Link prediction -- a task of distinguishing actual hidden edges from random unconnected node pairs -- is one of the quintessential tasks in graph machine learning. Despite being widely accepted as a universal benchmark and a downstream task for representation learning, the validity of the link prediction benchmark itself has been rarely questioned. Here, we show that the common edge sampling procedure in the link prediction task has an implicit bias toward high-degree nodes and produces a highly skewed evaluation that favors methods overly dependent on node degree, to the extent that a ``null'' link prediction method based solely on node degree can yield nearly optimal performance. We propose a degree-corrected link prediction task that offers a more reasonable assessment that aligns better with the performance in the recommendation task. Finally, we demonstrate that the degree-corrected benchmark can more effectively train graph machine-learning models by reducing overfitting to node degrees and facilitating the learning of relevant structures in graphs.
Paper Structure (5 sections, 9 equations, 3 figures, 1 algorithm)

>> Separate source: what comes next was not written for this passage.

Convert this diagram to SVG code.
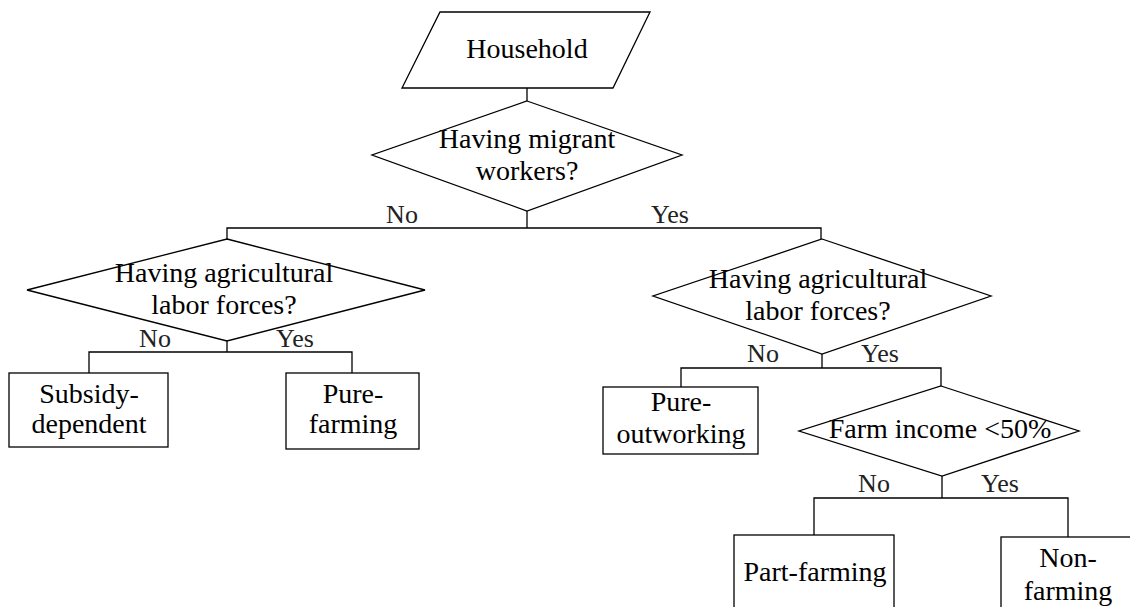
<svg xmlns="http://www.w3.org/2000/svg" width="1130" height="607" viewBox="0 0 1130 607">
<style>
.shape{fill:#fff;stroke:#000;stroke-width:1.3}
.t{font-family:"Liberation Serif","Times New Roman",serif;font-size:28px;fill:#000;text-anchor:middle}
.lbl{font-family:"Liberation Serif","Times New Roman",serif;font-size:26px;fill:#222;text-anchor:middle}
.conn{fill:none;stroke:#000;stroke-width:1.3}
</style>
<rect width="1130" height="607" fill="#fff"/>
<g id="connectors">
<polyline class="conn" points="527,88 527,101"/>
<polyline class="conn" points="527,211 527,228"/>
<polyline class="conn" points="227,239 227,228 821,228 821,239"/>
<polyline class="conn" points="227,341 227,352"/>
<polyline class="conn" points="89,373 89,352 352,352 352,373"/>
<polyline class="conn" points="822,354 822,368"/>
<polyline class="conn" points="681,387 681,368 941,368 941,386"/>
<polyline class="conn" points="942,476 942,498"/>
<polyline class="conn" points="814,535 814,498 1068,498 1068,537"/>
<text class="lbl" x="402" y="223">No</text>
<text class="lbl" x="670" y="223">Yes</text>
<text class="lbl" x="155" y="347">No</text>
<text class="lbl" x="295" y="347">Yes</text>
<text class="lbl" x="763" y="362">No</text>
<text class="lbl" x="880" y="362">Yes</text>
<text class="lbl" x="874" y="492">No</text>
<text class="lbl" x="1000" y="492">Yes</text>
</g>
<g id="household">
<polygon class="shape" points="440,12 650,12 613,88 402,88"/>
<text class="t" x="527" y="58">Household</text>
</g>
<g id="q-migrant">
<polygon class="shape" points="527,101 682,155 527,211 372,155"/>
<text class="t" x="527" y="148">Having migrant</text>
<text class="t" x="527" y="180">workers?</text>
</g>
<g id="q-labor-left">
<polygon class="shape" points="227,239 425,290 227,341 27,290"/>
<text class="t" x="224" y="282">Having agricultural</text>
<text class="t" x="224" y="314">labor forces?</text>
</g>
<g id="q-labor-right">
<polygon class="shape" points="822,239 991,296 822,354 653,296"/>
<text class="t" x="818" y="288">Having agricultural</text>
<text class="t" x="818" y="320">labor forces?</text>
</g>
<g id="subsidy-dependent">
<rect class="shape" x="9" y="373" width="159" height="74"/>
<text class="t" x="89" y="403">Subsidy-</text>
<text class="t" x="89" y="433">dependent</text>
</g>
<g id="pure-farming">
<rect class="shape" x="286" y="373" width="133" height="76"/>
<text class="t" x="353" y="403">Pure-</text>
<text class="t" x="353" y="433">farming</text>
</g>
<g id="pure-outworking">
<rect class="shape" x="603" y="387" width="155" height="67"/>
<text class="t" x="681" y="411">Pure-</text>
<text class="t" x="681" y="443">outworking</text>
</g>
<g id="q-farm-income">
<polygon class="shape" points="941,386 1079,431 942,476 799,431"/>
<text class="t" x="940" y="438">Farm income &lt;50%</text>
</g>
<g id="part-farming">
<rect class="shape" x="734" y="535" width="160" height="90"/>
<text class="t" x="815" y="581">Part-farming</text>
</g>
<g id="non-farming">
<rect class="shape" x="1001" y="537" width="136" height="90"/>
<text class="t" x="1068" y="567">Non-</text>
<text class="t" x="1068" y="600">farming</text>
</g>
</svg>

This paper contains 5 sections, 9 equations, 3 figures, 1 algorithm.

Figures (3)

  • Figure 1: Illustration of the degree bias in the link prediction benchmark. A: A node with degree $k$ appears $k$ times in the edge list, making it $k$ times more likely to be sampled as a positive edge than a node with degree 1. B: The degree distribution of the nodes in the positive and negative edges sampled from a Price graph of $N=10^5$ nodes and $M=10^6$ edges. The y-axis, "CCDF", denotes the complementary cumulative distribution function, representing the probability that a node's degree is at least $k$. Dashed lines illustrate the relationship described by Eq. \ref{['main:eq:pos-neg-degree-dist']}. C: The AUC-ROC score for the Preferential Attachment (PA) method on empirical graphs, with the dashed line indicating the expected AUC-ROC based on the "null" link prediction method that uses only the node degree information (Eq. \ref{['main:eq:auc-roc-log-normal']}). D: AUC-ROC of 26 methods across 90 graphs. PA outperforms 54% of the method on average across 90 graphs and outperforms most other methods in the most heterogeneous graphs. E: AUC-ROC of the same methods for the degree-corrected benchmark, showing that nearly 86% of the methods perform better than PA on average.

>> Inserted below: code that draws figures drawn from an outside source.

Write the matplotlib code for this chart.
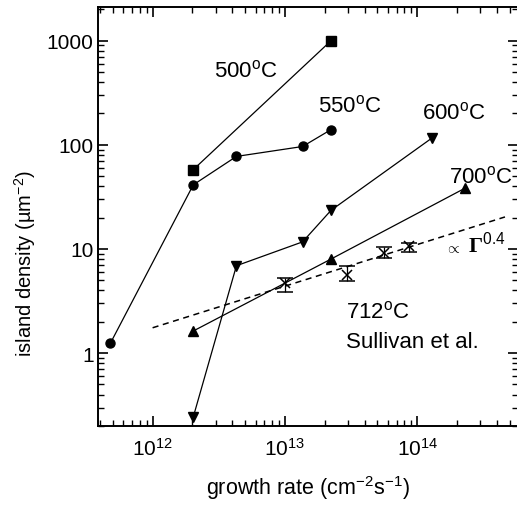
import matplotlib
matplotlib.use("Agg")
import matplotlib.pyplot as plt
from matplotlib.ticker import LogLocator, FixedLocator, NullFormatter, FuncFormatter

plt.rcParams['font.family'] = ['Liberation Sans', 'DejaVu Sans']
plt.rcParams['mathtext.fontset'] = 'custom'
plt.rcParams['mathtext.rm'] = 'Liberation Sans'
plt.rcParams['mathtext.it'] = 'Liberation Sans:italic'
plt.rcParams['mathtext.bf'] = 'Liberation Serif:bold'

# island density vs growth rate, per temperature
rate_500 = [2.03e12, 2.23e13]
dens_500 = [57.8, 1000]

rate_550 = [4.8e11, 2.03e12, 4.3e12, 1.36e13, 2.23e13]
dens_550 = [1.245, 41.3, 77.4, 96.4, 140]

rate_600 = [2.03e12, 4.3e12, 1.36e13, 2.23e13, 1.3e14]
dens_600 = [0.244, 6.9, 11.7, 23.5, 117]

rate_700 = [2.03e12, 2.23e13, 2.3e14]
dens_700 = [1.63, 8.0, 38.4]

# Sullivan et al. 712 C
rate_sul = [1.0e13, 2.95e13, 5.65e13, 8.65e13]
dens_sul = [4.7, 5.65, 9.2, 10.7]
sul_lo = [3.9, 4.9, 8.15, 9.4]
sul_hi = [5.3, 6.8, 10.5, 11.3]

# power-law guide ~ Gamma^0.4
fit_rate = [1.0e12, 4.6e14]
fit_dens = [1.75, 20.3]

fig = plt.figure(figsize=(5.17, 5.10), dpi=100)
ax = fig.add_axes([0.1905, 0.163, 0.812, 0.821])

lw = 0.9
ax.plot(rate_500, dens_500, color='k', lw=lw, marker='s', ms=6.5)
ax.plot(rate_550, dens_550, color='k', lw=lw, marker='o', ms=6.5)
ax.plot(rate_600, dens_600, color='k', lw=lw, marker='v', ms=7.5)
ax.plot(rate_700, dens_700, color='k', lw=lw, marker='^', ms=7.5)
ax.plot(fit_rate, fit_dens, color='k', lw=1.1, ls=(0, (4, 3)))

yerr = [[d - l for d, l in zip(dens_sul, sul_lo)],
        [h - d for d, h in zip(dens_sul, sul_hi)]]
ax.errorbar(rate_sul, dens_sul, yerr=yerr, fmt='x', color='k', ms=7,
            mew=1.1, elinewidth=0.9, capsize=6, capthick=1.2)

ax.set_xscale('log')
ax.set_yscale('log')
ax.set_xlim(3.9e11, 5.8e14)
ax.set_ylim(0.2, 2100)

ax.xaxis.set_major_locator(FixedLocator([1e12, 1e13, 1e14]))
ax.xaxis.set_minor_locator(LogLocator(base=10, subs=range(2, 10), numticks=20))
ax.xaxis.set_minor_formatter(NullFormatter())
ax.yaxis.set_major_locator(FixedLocator([1, 10, 100, 1000]))
ax.yaxis.set_major_formatter(FuncFormatter(lambda v, p: '%d' % v))
ax.yaxis.set_minor_locator(LogLocator(base=10, subs=range(2, 10), numticks=20))
ax.yaxis.set_minor_formatter(NullFormatter())

ax.tick_params(which='both', direction='in', top=True, right=True, labelsize=15)
ax.tick_params(which='major', length=7, width=1.2)
ax.tick_params(which='minor', length=4, width=1.0)
ax.tick_params(axis='x', pad=8)
for s in ax.spines.values():
    s.set_linewidth(1.4)

ax.set_xlabel(r'growth rate (cm$^{-2}$s$^{-1}$)', fontsize=15.5, labelpad=10)
ax.set_ylabel(r'island density (µm$^{-2}$)', fontsize=14.5)
ax.yaxis.set_label_coords(-0.145, 0.39)

fs = 16
ax.text(2.9e12, 454, r'500$^\mathrm{o}$C', fontsize=fs)
ax.text(1.78e13, 211, r'550$^\mathrm{o}$C', fontsize=fs)
ax.text(1.09e14, 181, r'600$^\mathrm{o}$C', fontsize=fs)
ax.text(1.75e14, 43.5, r'700$^\mathrm{o}$C', fontsize=fs)
ax.text(1.62e14, 9.4, r'$\propto$', fontsize=11)
ax.text(2.4e14, 9.4, r'$\mathbf{\Gamma}^{0.4}$', fontsize=fs)
ax.text(2.9e13, 2.2, r'712$^\mathrm{o}$C', fontsize=fs)
ax.text(2.9e13, 1.14, 'Sullivan et al.', fontsize=fs)

fig.savefig('out.png', dpi=100)
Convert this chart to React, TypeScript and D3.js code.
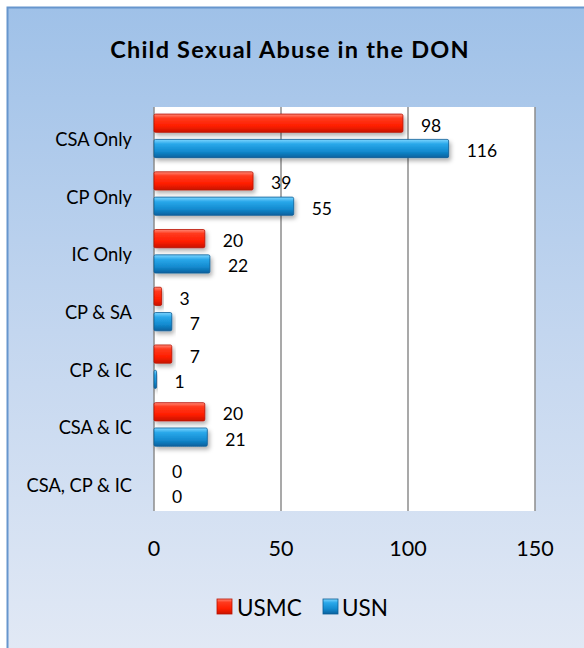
import React from "react";
import * as d3 from "d3";

const categories = ["CSA Only", "CP Only", "IC Only", "CP & SA", "CP & IC", "CSA & IC", "CSA, CP & IC"];
const usmcValues = [98, 39, 20, 3, 7, 20, 0];
const usnValues = [116, 55, 22, 7, 1, 21, 0];
const seriesNames = ["USMC", "USN"];
const xTicks = [0, 50, 100, 150];
const title = "Child Sexual Abuse in the DON";

const W = 584;
const H = 648;
const FONT = "Lato, 'Open Sans', sans-serif";

export default function App() {
  const x = d3.scaleLinear().domain([0, 150]).range([154, 535]);
  const y = d3.scaleBand<string>().domain(categories).range([107, 511]);
  const inner = d3
    .scaleBand<string>()
    .domain(seriesNames)
    .range([0, y.bandwidth()])
    .paddingInner(0.28)
    .paddingOuter(0.28);

  const series = [
    { name: "USMC", values: usmcValues, fill: "url(#gRed)", stroke: "#b81200" },
    { name: "USN", values: usnValues, fill: "url(#gBlue)", stroke: "#0b5d95" },
  ];

  return (
    <svg
      width={W}
      height={H}
      style={{ position: "absolute", left: 0, top: 0 }}
      xmlns="http://www.w3.org/2000/svg"
    >
      <defs>
        <linearGradient id="gBg" x1="0" y1="0" x2="0" y2="1">
          <stop offset="0" stopColor="#9fc1e8" />
          <stop offset="0.5" stopColor="#c3d6ef" />
          <stop offset="1" stopColor="#e2e9f5" />
        </linearGradient>
        <linearGradient id="gRed" x1="0" y1="0" x2="0" y2="1">
          <stop offset="0" stopColor="#ff8a78" />
          <stop offset="0.22" stopColor="#ff3a1e" />
          <stop offset="0.65" stopColor="#ff1e00" />
          <stop offset="1" stopColor="#c81400" />
        </linearGradient>
        <linearGradient id="gBlue" x1="0" y1="0" x2="0" y2="1">
          <stop offset="0" stopColor="#7fd6ff" />
          <stop offset="0.25" stopColor="#2aa8ea" />
          <stop offset="0.65" stopColor="#138bd0" />
          <stop offset="1" stopColor="#0a619e" />
        </linearGradient>
        <filter id="shadow" x="-10%" y="-30%" width="130%" height="180%">
          <feDropShadow dx="2" dy="3" stdDeviation="2" floodColor="#000" floodOpacity="0.3" />
        </filter>
      </defs>

      <rect x={7.5} y={7.5} width={W} height={H} fill="url(#gBg)" stroke="#6796cd" strokeWidth={2} />

      <text
        x={290}
        y={58}
        textAnchor="middle"
        fontFamily={FONT}
        fontWeight="bold"
        fontSize={23.5}
        letterSpacing={1.2}
        fill="#000"
      >
        {title}
      </text>

      <rect x={x(0)} y={107} width={x(150) - x(0)} height={511 - 107} fill="#ffffff" />

      {xTicks.map((t) => (
        <line key={"g" + t} x1={x(t)} x2={x(t)} y1={107} y2={511} stroke="#8c8c8c" strokeWidth={1.5} />
      ))}

      {series.map((s) =>
        categories.map((c, i) => {
          const v = s.values[i];
          const by = (y(c) as number) + (inner(s.name) as number);
          const bh = inner.bandwidth();
          const w = x(v) - x(0);
          return (
            <g key={s.name + c}>
              {v > 0 && (
                <rect
                  x={x(0)}
                  y={by}
                  width={w}
                  height={bh}
                  rx={1.5}
                  fill={s.fill}
                  stroke={s.stroke}
                  strokeWidth={0.8}
                  filter="url(#shadow)"
                />
              )}
              <text
                x={x(v) + 18}
                y={by + bh / 2 + 2}
                dominantBaseline="central"
                fontFamily={FONT}
                fontSize={17.5}
                fill="#000"
              >
                {v}
              </text>
            </g>
          );
        })
      )}

      {categories.map((c) => (
        <text
          key={"c" + c}
          x={132}
          y={(y(c) as number) + y.bandwidth() / 2 + 3}
          textAnchor="end"
          dominantBaseline="central"
          fontFamily={FONT}
          fontSize={18.3}
          fill="#000"
        >
          {c}
        </text>
      ))}

      {xTicks.map((t) => (
        <text
          key={"t" + t}
          x={x(t)}
          y={548}
          textAnchor="middle"
          dominantBaseline="central"
          fontFamily={FONT}
          fontSize={21.5}
          fill="#000"
        >
          {t}
        </text>
      ))}

      <g>
        <rect x={217} y={599} width={15} height={15} fill="url(#gRed)" stroke="#b81200" strokeWidth={0.8} />
        <text x={237} y={607} dominantBaseline="central" fontFamily={FONT} fontSize={22.5} fill="#000">
          {seriesNames[0]}
        </text>
        <rect x={323} y={599} width={15} height={15} fill="url(#gBlue)" stroke="#0b5d95" strokeWidth={0.8} />
        <text x={342} y={607} dominantBaseline="central" fontFamily={FONT} fontSize={22.5} fill="#000">
          {seriesNames[1]}
        </text>
      </g>
    </svg>
  );
}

  • Figure 2: Comparative analysis of link prediction and recommendation benchmarks. A: Rank changes across the original and degree-corrected link prediction benchmarks. The red and blue lines indicate the methods that change their rankings more than 8 places from the original one. We compute the ranking of the methods based on the AUC-ROC of the link prediction benchmark and compare it against the ranking based on the link retrieval task. B: The degree-corrected benchmark ranks link prediction methods more similarly with the recommendation task than the original benchmark. The RBO (rank-biased overlap) represents the similarity between the ranking of the link prediction methods and that based on the recommendation task.
  • Figure 3: The degree-corrected benchmark improves GNNs in learning community structure in the LFR graphs. The LFR graphs consist of $3,000$ nodes with the average degree of $25$. A: The performance of community detection for the LFR graphs with a power-law degree distribution with $\tau_1 = 3.0$ as a function of $\mu$. B: The average performance (by the area under the performance curve) shows that the methods trained with the degree-corrected training set outperform their counterparts trained with the traditional link prediction training set. C, D: The same plots for LFR graphs with a fatter power-law degree distribution with $\tau_1 = 2.5$. The error bars represent the 95% confidence interval estimated by a bootstrap of 1,000 repetitions.